Margin Trading

Tips on margin trading that can help produce huge profits if managed correctly.  Ah, margin trading – should you, shouldn’t you? There’s more here than you might at first think. I’m going to explain it for you. Before you trade on margin, you better know what you are doing, or you’re in for an unpleasant eventual surprise.

  • What is Margin Trading?

Simply put, it’s borrowing money from your broker. It’s a way that allows you to buy more than you have the funds to do so in your account. Of course, you have to pay back what you borrow, with interest. And because you can trade more, you’ll be paying more in commissions. The broker is not going to lose anything, is he? There are different rules with different brokers, but generally you can borrow up to 50% of the purchase price of your trade.

Using Other People’s Money (OPM) is Known as Margin Trading

Margin trading calls for short-term investing methods. You can hold your loan open so long as you have funds to cover your borrowed amount, but sometimes your profits will be eaten up in interest. And remember, your broker will always get paid first when you close the trade. It’s vital you pay attention to what is going on.

  • What Do I Need to Margin Trade?

Well, of course, first of all you need a margin account to get started in margin trading. It’s more involved than a regular trading account. You have to apply and be approved, and that means supplying required personal information, including authorization for a credit check. Once you are approved you can begin, but once again, understand what you are doing.

This is a good introduction to margin trading.

  • How Much Do I Need To Trade On Margin?

You can margin trade with as little as a $2,000 margin account, but how long is that going to last you? This minimum margin doesn’t leave much room to develop and work your strategies. Remember that the purpose is to invest your money – not to gamble, so use proper risk control when margin trading.

  • Margin Call

A maintenance margin is the minimum amount you must keep in your margin account. Below that and your broker will request you make a deposit or liquidate some of your position in order to pay down your loan. That’s what is known as a margin call when margin trading.

  • Examples of Margin Trade

Okay, you open your margin account with $5000. Rules say you now have the ability to buy $10,000. Let’s say you buy $2500 of a stock, you have $2500 remaining in your margin account, right? You didn’t borrow any funds and all is well and you work your trade.

But if you were to buy $7500 worth of a stock, you now have borrowed $2500 and you are in a margin trade. You will pay interest on that $2500 and if your position makes a profit, you exit when ready and pay back your loan and interest. Once again, all is well.

Margin Trading Benefits Experienced Investors Who Understand Risk Management

But if your trade loses enough, you will receive a margin call. And, let me tell you from personal experience, they mean what they say. If you ignore or procrastinate from following the directives of that phone call or email or however they notify you, you will wake up one morning and find your position has been closed and your account balance is zero and no more margin trading for you.
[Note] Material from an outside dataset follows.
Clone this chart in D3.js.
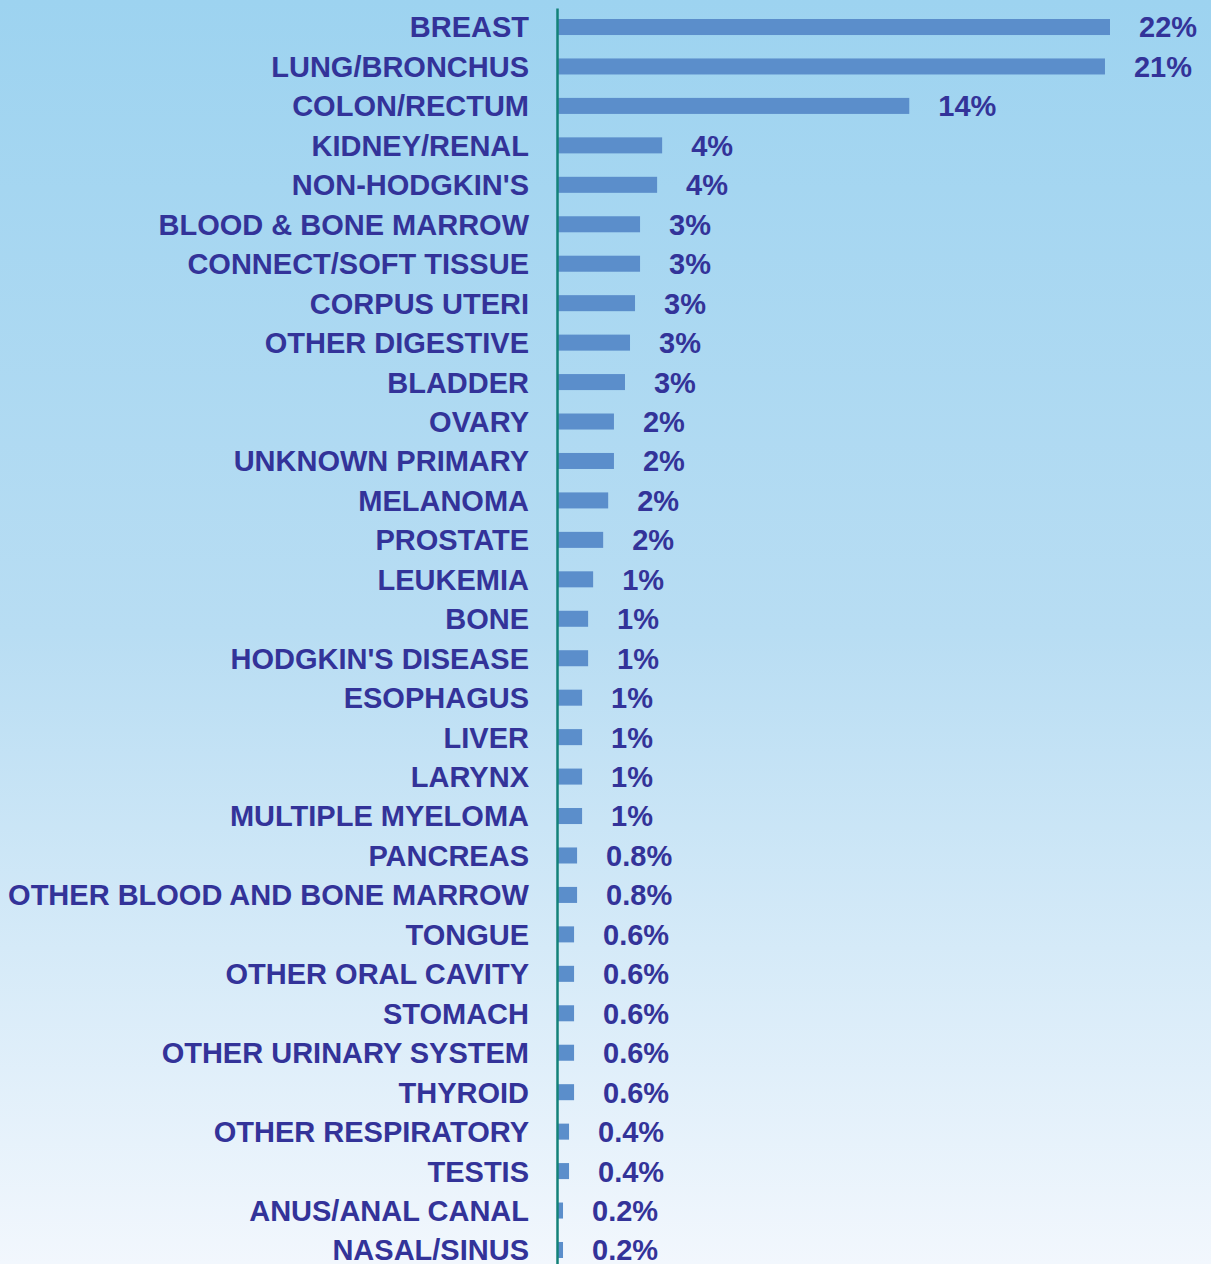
<!DOCTYPE html>
<html>
<head>
<meta charset="utf-8">
<script src="https://cdn.jsdelivr.net/npm/d3@7"></script>
<style>
  html, body { margin: 0; padding: 0; }
  body { width: 1211px; height: 1264px; overflow: hidden; }
</style>
</head>
<body>
<svg id="chart" width="1211" height="1264"></svg>
<script>
const sites = [
  "BREAST", "LUNG/BRONCHUS", "COLON/RECTUM", "KIDNEY/RENAL", "NON-HODGKIN'S",
  "BLOOD & BONE MARROW", "CONNECT/SOFT TISSUE", "CORPUS UTERI", "OTHER DIGESTIVE",
  "BLADDER", "OVARY", "UNKNOWN PRIMARY", "MELANOMA", "PROSTATE", "LEUKEMIA", "BONE",
  "HODGKIN'S DISEASE", "ESOPHAGUS", "LIVER", "LARYNX", "MULTIPLE MYELOMA", "PANCREAS",
  "OTHER BLOOD AND BONE MARROW", "TONGUE", "OTHER ORAL CAVITY", "STOMACH",
  "OTHER URINARY SYSTEM", "THYROID", "OTHER RESPIRATORY", "TESTIS",
  "ANUS/ANAL CANAL", "NASAL/SINUS"
];
// percent share
const shares = [
  22.0, 21.8, 14.0, 4.15, 3.95, 3.27, 3.27, 3.07, 2.87, 2.67, 2.23, 2.23, 2.0, 1.8,
  1.4, 1.2, 1.2, 0.96, 0.96, 0.96, 0.96, 0.76, 0.76, 0.64, 0.64, 0.64, 0.64, 0.64,
  0.44, 0.44, 0.2, 0.2
];
const shareLabels = [
  "22%", "21%", "14%", "4%", "4%", "3%", "3%", "3%", "3%", "3%", "2%", "2%", "2%", "2%",
  "1%", "1%", "1%", "1%", "1%", "1%", "1%", "0.8%", "0.8%", "0.6%", "0.6%", "0.6%",
  "0.6%", "0.6%", "0.4%", "0.4%", "0.2%", "0.2%"
];

const svg = d3.select("#chart");
const width = +svg.attr("width");
const height = +svg.attr("height");
const ink = "#333399";
const font = "'Liberation Sans', Arial, sans-serif";

// background gradient
const grad = svg.append("defs").append("linearGradient")
  .attr("id", "bg").attr("x1", 0).attr("y1", 0).attr("x2", 0).attr("y2", 1);
grad.append("stop").attr("offset", "0%").attr("stop-color", "#9dd3f0");
grad.append("stop").attr("offset", "50%").attr("stop-color", "#b8ddf3");
grad.append("stop").attr("offset", "100%").attr("stop-color", "#f2f7fd");
svg.append("rect").attr("width", width).attr("height", height).attr("fill", "url(#bg)");

const x0 = 558;
const x = d3.scaleLinear().domain([0, 22]).range([x0, 1110]);
const y = d3.scaleBand()
  .domain(sites)
  .range([8, 1269])
  .paddingInner(0.594)
  .paddingOuter(0.279);

svg.append("g")
  .selectAll("rect")
  .data(sites)
  .join("rect")
  .attr("x", x0)
  .attr("y", d => y(d))
  .attr("width", (d, i) => x(shares[i]) - x0)
  .attr("height", y.bandwidth())
  .attr("fill", "#5b8ecb");

svg.append("g")
  .selectAll("text")
  .data(sites)
  .join("text")
  .attr("x", (d, i) => x(shares[i]) + 29)
  .attr("y", d => y(d) + y.bandwidth() / 2)
  .attr("dy", "0.36em")
  .attr("fill", ink)
  .style("font", `bold 29px ${font}`)
  .text((d, i) => shareLabels[i]);

const axis = svg.append("g")
  .attr("transform", `translate(${x0 - 1},0)`)
  .call(d3.axisLeft(y).tickSize(0).tickSizeOuter(0).tickPadding(28));
axis.select(".domain").attr("stroke", "#138278").attr("stroke-width", 2.5);
axis.selectAll(".tick text")
  .attr("fill", ink)
  .attr("dy", "0.36em")
  .style("font", `bold 29px ${font}`);
</script>
</body>
</html>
You might have been in a trade you felt that, given enough time, would have made you a tidy profit, but because you didn’t deposit additional funds to your margin account when you received that margin call your stock was liquidated and your trade closed. Your broker is not going to lose anything.

Do you see why a small $2000 initial margin account is not enough to realistically trade anything? You can loose your caboose in a big hurry.

As with all investing efforts, it’s important to educate yourself and understand how margin trading works, especially before crunch time comes and you have to quickly make a move.

“The desire to win is useless without the will to prepare.” — Gordon Wood

There are good ways and bad ways to leverage your money. Be sure to spend the time necessary to understand the risks involved and by doing so you just may be able to propel your gains through margin trading.